Delayed Driving Reactions Even After Concussion Symptoms Resolve

August 03, 2020

Individuals who have experienced a concussion may not be ready to drive even after symptoms have resolved, new research from a small study suggests. 

A small study of college students showed that those with recently-resolved symptoms from concussion showed slower driving reaction times on three different tests compared with their peers who did not experience a concussion.

"Amazingly, there is little focus on driving after a concussion," senior investigator Julianne D. Schmidt, PhD, University of Georgia, Athens, told Medscape Medical News

"There is no mention of driving in current concussion guidelines and in a survey we conducted, driving was mentioned only about 50% of the time in acute concussion cases. Our results show we should be thinking about this more," she said.

Schmidt noted that there have been a few previous studies suggesting that impaired reaction times can occur in acute concussion. However "our study suggests reaction times relevant to driving may still be somewhat impaired after other symptoms of concussion have subsided,” she added.

The findings were presented last Friday and Saturday at the American Academy of Neurology's Sports Concussion Virtual Conference.

Red Light, Green Light

The study compared reaction times in 14 college students with recently resolved symptoms from concussion (average, 2-3 days post-symptoms and 16 days after the injury) with 14 students without concussion who acted as the control group. The two groups were matched for age, sex, and driving experience.

All participants underwent simulated driving reaction time tests and computerized neurocognitive tests commonly conducted in concussion evaluations. 

The simulated driving tests included stopping at a red light, a child running in front of car, and the time to move out of the way of a vehicle rapidly approaching from behind.

Although there was a large magnitude of difference in all three tests between the concussion group and the control group, the difference did not reach statistical significance, lead author Landon Lempke, MEd, also from the University of Georgia, told Medscape Medical News

He noted that was "probably because of the small sample size in the study."

The stoplight test showed that concussed individuals responded 0.24 seconds later than controls, which was the equivalent of 15.6 feet in stopping distance. 

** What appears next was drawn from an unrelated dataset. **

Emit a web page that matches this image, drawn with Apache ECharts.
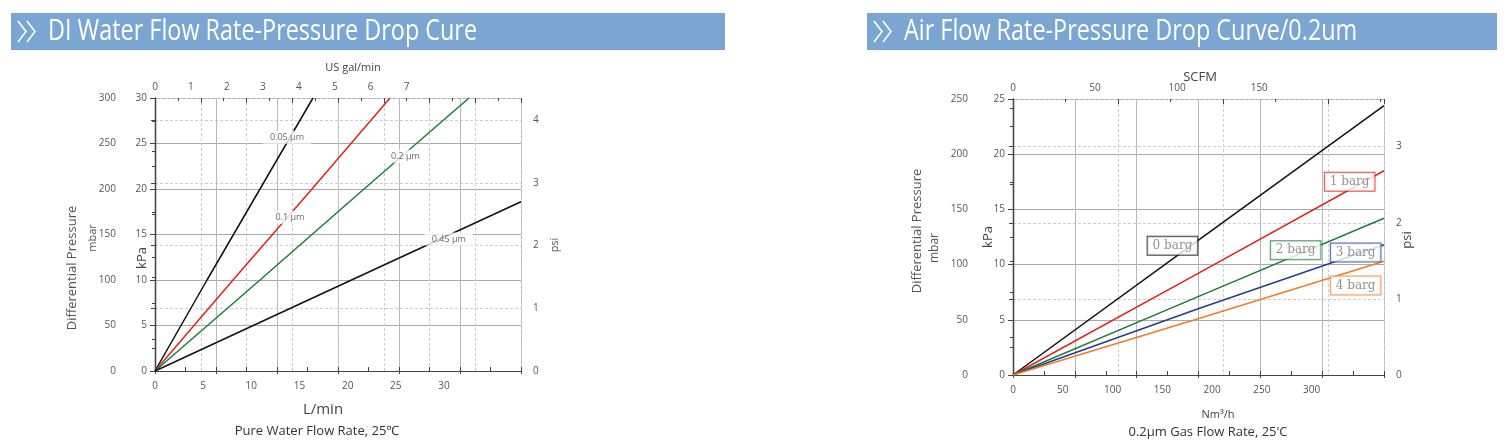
<!DOCTYPE html>
<html>
<head>
<meta charset="utf-8">
<title>Flow rate - pressure drop curves</title>
<script src="https://cdn.jsdelivr.net/npm/echarts@6/dist/echarts.min.js"></script>
<style>
  html, body { margin: 0; padding: 0; background: #fff; }
  #chart { width: 1507px; height: 442px; }
</style>
</head>
<body>
<div id="chart"></div>
<script>
// ---- DI water: pressure drop (kPa) against flow (L/min), per pore size ----
const water005 = [[0, 0], [5.4, 10], [10.9, 20], [16.4, 30]];
const water01 = [[0, 0], [8.1, 10], [16.3, 20], [24.4, 30]];
const water02 = [[0, 0], [10.9, 10], [21.7, 20], [32.6, 30]];
const water045 = [[0, 0], [20.4, 10], [38, 18.6]];
const waterNames = ['0.05 µm', '0.1 µm', '0.2 µm', '0.45 µm'];

// ---- air, 0.2 µm: pressure drop (kPa) against flow (Nm3/h), per inlet pressure ----
const air0 = [[0, 0], [186, 12.2], [372.7, 24.4]];
const air1 = [[0, 0], [186, 9.2], [372.7, 18.5]];
const air2 = [[0, 0], [186, 7.1], [372.7, 14.2]];
const air3 = [[0, 0], [186, 6.0], [372.7, 11.8]];
const air4 = [[0, 0], [186, 5.1], [372.7, 10.3]];
const airNames = ['0 barg', '1 barg', '2 barg', '3 barg', '4 barg'];

// axis ranges as printed
const waterLpmMax = 38;     // L/min at right edge
const waterGpmMax = 10.18;  // same edge in US gal/min
const waterKpaMax = 30;
const airNm3Max = 372.7;    // Nm3/h at right edge
const airScfmMax = 226;     // same edge in SCFM
const airKpaMax = 25;
const KPA_PER_PSI = 6.895;

const FONT = "'Open Sans', 'Noto Sans', sans-serif";
const INK = '#444';
const TICK_TEXT = { color: '#555', fontSize: 10, fontFamily: FONT };
const frameLine = { show: true, lineStyle: { color: INK, width: 1.2 } };
const tickStyle = { color: INK, width: 1 };

// only whole numbers up to `last` get a label (hides the odd end value)
const intOnly = last => v => (Number.isInteger(v) && v <= last ? String(v) : '');

function plainAxis(extra) {
  return Object.assign({
    type: 'value', min: 0, interval: 1,
    axisLine: { show: false }, axisTick: { show: false },
    axisLabel: { show: false }, splitLine: { show: false }
  }, extra);
}

function xAxes(g, o) {
  return [
    plainAxis({ gridIndex: g, position: 'bottom', max: o.bottomMax, interval: o.bottomStep,
      axisLine: frameLine,
      axisLabel: { ...TICK_TEXT, margin: 10, formatter: intOnly(o.bottomLast) } }),
    plainAxis({ gridIndex: g, position: 'top', max: o.topMax, interval: o.topStep,
      axisLine: frameLine,
      axisLabel: { ...TICK_TEXT, margin: 6, formatter: intOnly(o.topLast) } }),
    // small bottom ticks, twelve across
    plainAxis({ gridIndex: g, position: 'bottom', max: 12,
      axisTick: { show: true, inside: true, length: 4, lineStyle: tickStyle } }),
    // solid vertical grid, six across
    plainAxis({ gridIndex: g, position: 'bottom', max: 6,
      axisTick: { show: true, length: 3, lineStyle: tickStyle },
      splitLine: { show: true, lineStyle: { color: '#b8b8b8', width: 1 } } }),
    // dashed vertical grid
    plainAxis({ gridIndex: g, position: 'top', max: o.dashMax,
      axisTick: { show: true, inside: true, length: 5, lineStyle: tickStyle },
      splitLine: { show: true, lineStyle: { color: '#cdcdcd', type: [3, 2] } } }),
    plainAxis({ gridIndex: g, position: 'top', max: o.topTicks,
      axisTick: { show: true, inside: true, length: 3, lineStyle: tickStyle } })
  ];
}

function yAxes(g, o) {
  return [
    plainAxis({ gridIndex: g, position: 'left', max: o.kpaMax, interval: 5,
      axisLine: frameLine,
      axisTick: { show: true, length: 5, lineStyle: tickStyle },
      minorTick: { show: true, splitNumber: 2, length: 3, lineStyle: tickStyle },
      axisLabel: { ...TICK_TEXT, margin: 8, formatter: intOnly(o.kpaMax) },
      splitLine: { show: true, lineStyle: { color: '#aaa', width: 1 } } }),
    plainAxis({ gridIndex: g, position: 'left', offset: o.mbarOffset, max: o.kpaMax * 10, interval: 50,
      axisLine: frameLine,
      axisTick: { show: true, length: 4, lineStyle: tickStyle },
      minorTick: { show: true, splitNumber: 2, length: 3, lineStyle: tickStyle },
      axisLabel: { ...TICK_TEXT, margin: 9, formatter: intOnly(1000) } }),
    plainAxis({ gridIndex: g, position: 'right', max: o.kpaMax / KPA_PER_PSI, interval: 1,
      axisLine: frameLine,
      axisTick: { show: true, inside: true, length: 4, lineStyle: tickStyle },
      minorTick: { show: true, splitNumber: 2, length: 3, lineStyle: tickStyle },
      axisLabel: { ...TICK_TEXT, margin: 12, formatter: intOnly(10) },
      splitLine: { show: true, lineStyle: { color: '#cdcdcd', type: [3, 2] } } })
  ];
}

function curve(name, data, color, xi, yi) {
  return {
    type: 'line', name, data, xAxisIndex: xi, yAxisIndex: yi,
    showSymbol: false, symbol: 'none', silent: true, z: 3,
    lineStyle: { color, width: 1.5 }
  };
}

function text(str, x, y, size, extra, fill) {
  return Object.assign({
    type: 'text', x, y, silent: true,
    style: { text: str, fill: fill || '#444', font: size + 'px ' + FONT, align: 'center', verticalAlign: 'middle' }
  }, extra);
}
const upright = { rotation: Math.PI / 2 };

function header(x, w, title) {
  const chev = (dx) => ({
    type: 'polyline', silent: true,
    shape: { points: [[x + 7 + dx, 21], [x + 15 + dx, 31.5], [x + 7 + dx, 42]] },
    style: { stroke: '#fff', lineWidth: 1.6, fill: null }
  });
  return [
    { type: 'rect', silent: true, shape: { x, y: 13, width: w, height: 37 }, style: { fill: '#7ba6d2' } },
    chev(0), chev(9),
    { type: 'text', silent: true, x: x + 37, y: 31, scaleX: 0.78,
      style: { text: title, fill: '#fff', font: '30px ' + FONT, align: 'left', verticalAlign: 'middle' } }
  ];
}

const waterTagAt = [[13.7, 25.7], [14.0, 16.9], [26.0, 23.6], [30.5, 14.5]];
const airTagAt = [[160.2, 11.7], [338.2, 17.5], [283.9, 11.3], [344.2, 11.1], [344.2, 8.1]];
const waterColors = ['#111', '#e3211c', '#1d7d3a', '#111'];
const airColors = ['#111', '#e3211c', '#1d7d3a', '#223f8e', '#f07c28'];

const option = {
  animation: false,
  backgroundColor: '#fff',
  grid: [
    { left: 155, top: 98, width: 366, height: 273, containLabel: false, outerBoundsMode: 'none' },
    { left: 1013, top: 99, width: 371, height: 276, containLabel: false, outerBoundsMode: 'none' }
  ],
  xAxis: [
    ...xAxes(0, { bottomMax: waterLpmMax, bottomStep: 5, bottomLast: 30,
      topMax: waterGpmMax, topStep: 1, topLast: 7, dashMax: 8, topTicks: 16 }),
    ...xAxes(1, { bottomMax: airNm3Max, bottomStep: 50, bottomLast: 300,
      topMax: airScfmMax, topStep: 50, topLast: 150, dashMax: 3.53, topTicks: 7.07 })
  ],
  yAxis: [
    ...yAxes(0, { kpaMax: waterKpaMax, mbarOffset: 30 }),
    ...yAxes(1, { kpaMax: airKpaMax, mbarOffset: 36 })
  ],
  series: [
    curve(waterNames[0], water005, waterColors[0], 0, 0),
    curve(waterNames[1], water01, waterColors[1], 0, 0),
    curve(waterNames[2], water02, waterColors[2], 0, 0),
    curve(waterNames[3], water045, waterColors[3], 0, 0),
    {
      type: 'scatter', xAxisIndex: 0, yAxisIndex: 0, symbolSize: 1, z: 10, silent: true,
      itemStyle: { color: 'rgba(0,0,0,0)' },
      label: { show: true, position: 'inside', formatter: '{b}', color: '#444', fontSize: 9,
        fontFamily: FONT, backgroundColor: '#fff', padding: [2, 7] },
      data: waterNames.map((n, i) => ({ name: n, value: waterTagAt[i] }))
    },
    curve(airNames[0], air0, airColors[0], 6, 3),
    curve(airNames[1], air1, airColors[1], 6, 3),
    curve(airNames[2], air2, airColors[2], 6, 3),
    curve(airNames[3], air3, airColors[3], 6, 3),
    curve(airNames[4], air4, airColors[4], 6, 3),
    {
      type: 'scatter', xAxisIndex: 6, yAxisIndex: 3, symbolSize: 1, z: 10, silent: true,
      itemStyle: { color: 'rgba(0,0,0,0)' },
      label: { show: true, position: 'inside', formatter: '{b}', color: '#777', fontSize: 12,
        fontFamily: "'DejaVu Serif', 'Liberation Serif', serif", backgroundColor: '#fff',
        borderWidth: 1, padding: [3, 5] },
      data: airNames.map((n, i) => ({ name: n, value: airTagAt[i], label: { borderColor: airColors[i] } }))
    }
  ],
  graphic: [
    ...header(11, 714, 'DI Water Flow Rate-Pressure Drop Cure'),
    ...header(867, 630, 'Air Flow Rate-Pressure Drop Curve/0.2um'),
    // water chart captions
    text('US gal/min', 353, 68, 11),
    text('L/min', 323, 410, 15),
    text('Pure Water Flow Rate, 25℃', 317, 431, 13, null, '#333'),
    text('Differential Pressure', 72, 268, 13, upright, '#555'),
    text('mbar', 93, 238, 11, upright, '#555'),
    text('kPa', 142, 258, 13, upright),
    text('psi', 555, 245, 11, upright, '#555'),
    // air chart captions
    text('SCFM', 1200, 77, 13),
    text('Nm³/h', 1218, 415, 11),
    text("0.2µm Gas Flow Rate, 25'C", 1208, 432, 13, null, '#333'),
    text('Differential Pressure', 917, 231, 13, upright, '#555'),
    text('mbar', 935, 248, 12, upright, '#555'),
    text('kPa', 988, 237, 13, upright),
    text('psi', 1407, 240, 13, upright)
  ]
};

const chart = echarts.init(document.getElementById('chart'), null, { renderer: 'canvas' });
chart.setOption(option);
</script>
</body>
</html>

Similarly, during the simulation with a child running in front of a car, the post-concussion individuals took 0.06 seconds longer to react, which is the equivalent of 3.3 feet. 

"The composite of all three driving reaction time tests showed that the concussion group reacted one third of a second slower than the control group. This translates into an extra 22 ft before the driver would even start to think about stopping," Lempke said. 

"That could be the difference between having an accident or not," he added.

"Gold Standard" Test Needed

In the more conventional complex computerized neurocognitive tests commonly conducted in patients with concussion in clinical practice, the concussion group was slower by 60 milliseconds in the reaction time tests, a result that was statistically significant.

The researchers also looked at whether the driving reaction times were related to the conventional neurocognitive tests and found that this was not generally the case.   

"Only two outcomes from a multitude of tests correlated between the two scenarios," Lempke noted. "This suggests that the tests we normally conduct in clinical practice don't tell us much about whether a patient is ready to drive again and are not really a valid tool for driving."

"In a perfect world we would have a gold standard concussion test that would also apply to driving, but in our study this was not the case," Schmidt said.

She added that "this is just preliminary evidence" and more driving-specific outcomes embedded in concussion evaluations are needed in the future.

Although the driving tests used in the study are not difficult to perform, they  involve expensive equipment that limits their reach, Schmidt noted.

"We need a simple and cheap test that can be applied to driving. There are a few out there that are used in other neurological disorders, such as stroke and Parkinson's, to determine if patients are ready to return to driving. We need to study these tests in concussion patients and see whether they could be added to the battery of tests already used," she added.

Lempke cautioned that this was a small study so the results should be considered exploratory and need to be confirmed in larger studies.

"There is surprisingly little research on this topic, so it is hard to nail down recommendations," Schmidt added.

"We also have to be careful not to be overstringent with guidelines on driving, which may prevent people seeking care after a concussion. We need to try and strike a balance between safety on the road and ensuring patients access appropriate treatment after concussion," she said.

Small but Important

Commenting for Medscape Medical News, Brian Hainline, MD, chief medical officer of National Collegiate Athletic Association and codirector of the AAN Sports Concussion Conference, said that although it's an important study it is also a small pilot trial that has not yet been published in a peer-reviewed journal. 

"That being said, the implications of this study are important and should be validated with a larger, more robust prospective study," said Hainline, who was not involved with the research.

"Physicians often discuss return-to-activity but do not routinely discuss operating potentially dangerous machinery or driving an automobile/truck," he noted.

"This small study suggests that standardized neurocognitive tests may miss subtle delays in reaction time that could have real-time manifestations when driving an automobile, suggesting that clinical recovery in concussion does not mean full brain recovery,” Hainline said, adding that there are evolving, objective biomarker studies that also show a difference between clinical and neurophysiological recovery.

"Understanding real-life implications," he stressed, "will continue to be important going forward."